Material
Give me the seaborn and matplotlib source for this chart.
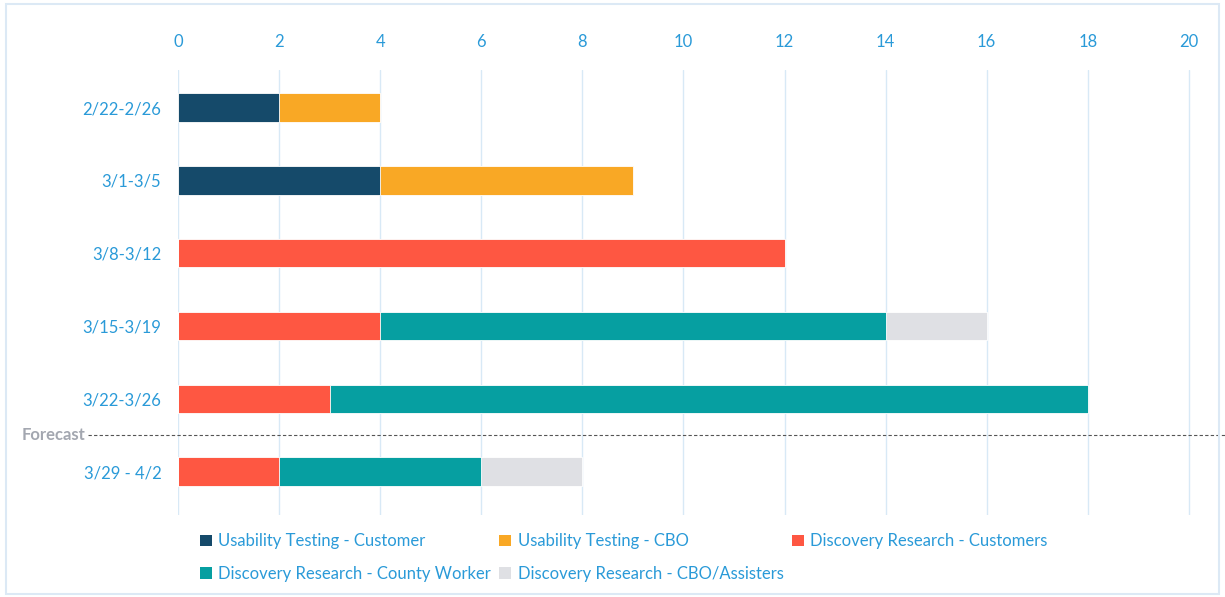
import matplotlib.pyplot as plt
import matplotlib.transforms as mtransforms
from matplotlib.patches import Rectangle, Patch
import pandas as pd
import seaborn as sns

weeks = ["2/22-2/26", "3/1-3/5", "3/8-3/12", "3/15-3/19", "3/22-3/26", "3/29 - 4/2"]
series = [
    "Usability Testing - Customer",
    "Usability Testing - CBO",
    "Discovery Research - Customers",
    "Discovery Research - County Worker",
    "Discovery Research - CBO/Assisters",
]
ut_customer = [2, 4, 0, 0, 0, 0]
ut_cbo = [2, 5, 0, 0, 0, 0]
dr_customers = [0, 0, 12, 4, 3, 2]
dr_county = [0, 0, 0, 10, 15, 4]
dr_cbo_assisters = [0, 0, 0, 2, 0, 2]
colors = ["#154a6a", "#f9a825", "#fe5742", "#069fa1", "#dfe0e4"]

BLUE = "#2a9ad8"
GRID = "#d8e9f6"

df = pd.DataFrame(
    {s: v for s, v in zip(series, [ut_customer, ut_cbo, dr_customers, dr_county, dr_cbo_assisters])},
    index=weeks,
)
cum = df.cumsum(axis=1)

sns.set_style("white")
plt.rcParams["font.family"] = ["Lato", "DejaVu Sans"]

fig = plt.figure(figsize=(12.25, 5.97), dpi=100)
ax = fig.add_axes([0.1453, 0.137, 0.8417, 0.746])

# stacked bars: draw cumulative totals from the last series backwards
for s, c in reversed(list(zip(series, colors))):
    sns.barplot(x=cum[s].values, y=weeks, color=c, orient="h", width=0.39,
                ax=ax, saturation=1, edgecolor="white", linewidth=0.6)

ax.set_xlim(0, 20.4)
ax.set_ylim(5.6, -0.52)
ax.set_xticks(range(0, 21, 2))
ax.xaxis.tick_top()
ax.tick_params(axis="both", length=0, labelsize=12, colors=BLUE, pad=12)
ax.tick_params(axis="x", pad=14)
ax.grid(axis="x", color=GRID, linewidth=1)
ax.grid(axis="y", visible=False)
ax.set_axisbelow(True)
for sp in ax.spines.values():
    sp.set_visible(False)
ax.set_xlabel("")
ax.set_ylabel("")

# forecast divider
trans = mtransforms.blended_transform_factory(fig.transFigure, ax.transData)
ax.plot([88 / 1225, 1.0], [4.5, 4.5], transform=trans, color="#555555",
        linestyle=(0, (3, 2)), linewidth=0.8, clip_on=False)
ax.text(85 / 1225, 4.5, "Forecast", transform=trans, ha="right", va="center",
        color="#a3a7b0", fontsize=12, fontweight="bold")

# legend, filled so that rows read left to right
order = [0, 3, 1, 4, 2]
handles = [Patch(facecolor=colors[i], edgecolor="none") for i in order]
labels = [series[i] for i in order]
fig.legend(handles, labels, ncol=3, loc="lower left", bbox_to_anchor=(0.151, 0.0),
           frameon=False, fontsize=12, labelcolor=BLUE, handlelength=0.7,
           handleheight=0.7, handletextpad=0.4, columnspacing=0.5, labelspacing=1.0)

fig.add_artist(Rectangle((0.005, 0.005), 0.99, 0.988, transform=fig.transFigure,
                         fill=False, edgecolor="#dce9f5", linewidth=1.5))

fig.savefig("out.png", dpi=100)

Exercise requirements
Everything from the top line of the data down to and including the line with "import seaborn as sns" is to be copied, except the pictures.

Result of the task
Give me the seaborn and matplotlib source for this chart.
import matplotlib.pyplot as plt
import matplotlib.transforms as mtransforms
from matplotlib.patches import Rectangle, Patch
import pandas as pd
import seaborn as sns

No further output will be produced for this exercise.